Saw I Love You Man, a very cute bromantic comedy. The idea is this dude is getting married but has no male friends. The bride's wine-swilling friends dub this as "weird" and indeed, he does need a best man, so the groom goes off in search of a male friend. This is a premise that is in serious danger of becoming homoerotic (as opposed to homo-just-good-friends-actually,) so the film does its best to defuse the situation by making jokes at the long-suffering protagonist's expense about him looking for a "boy friend" and running into gay people who he has to turn down. By making him likeable and having him suffer under the misunderstandings of other characters, we are forced to understand lest we too become intolerant and cruel. It's a nice device they use.

I don't know first-hand of course, but I understand masculinity is kind of a fragile thing. Men are not allowed to dress or act in certain ways, not allowed to enjoy (or admit to enjoying) certain music or shows, not allowed to drink alcohol that doesn't taste like paint thinner, etc etc. How straight guys become friends and stay friends is beyond me. I feel like they have to thread the needle of publicly liking each other without falling into appearing to love each other. How exhausting. So this film is refreshing. I honestly would have preferred a gay romance, but this is important, I feel, for society as a whole to see (including women, by the way. Society as a whole polices these mores, not just straight men.)

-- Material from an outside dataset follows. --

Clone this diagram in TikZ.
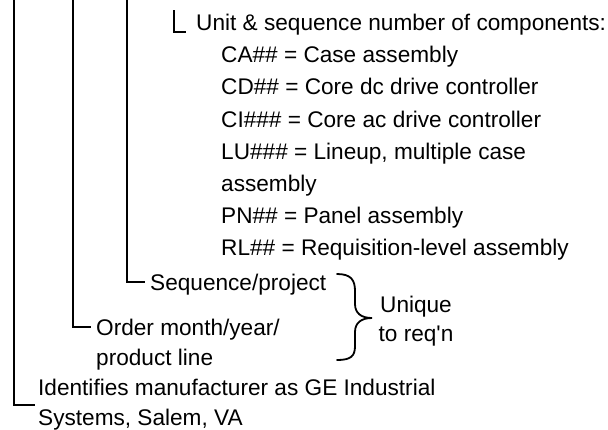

Anyway (now that I've talked about the thing that I actually wanted to talk about which is not this film...) the film itself is a fun, silly romp. The bride is not (as I feared) some shrew or nag, but an almost cartoonishly likeable and affable woman. This film is not really about her, so she's not given a real character. She's the nice girlfriend who, alas, is not a dude-friend. There's also an explicitly gay brother who they include to provide more look-see-this-is-not-gay messaging and who is some kind of socially-acceptable, straight-acting ghoul who oh-so-relatably spurns the advances of other gay men. Bleh. I wish he weren't quite so outrageous. It would have been interesting if he interpreted his brother's friend-hunt as a secret coming-out. The politics would be way trickier but much more provocative.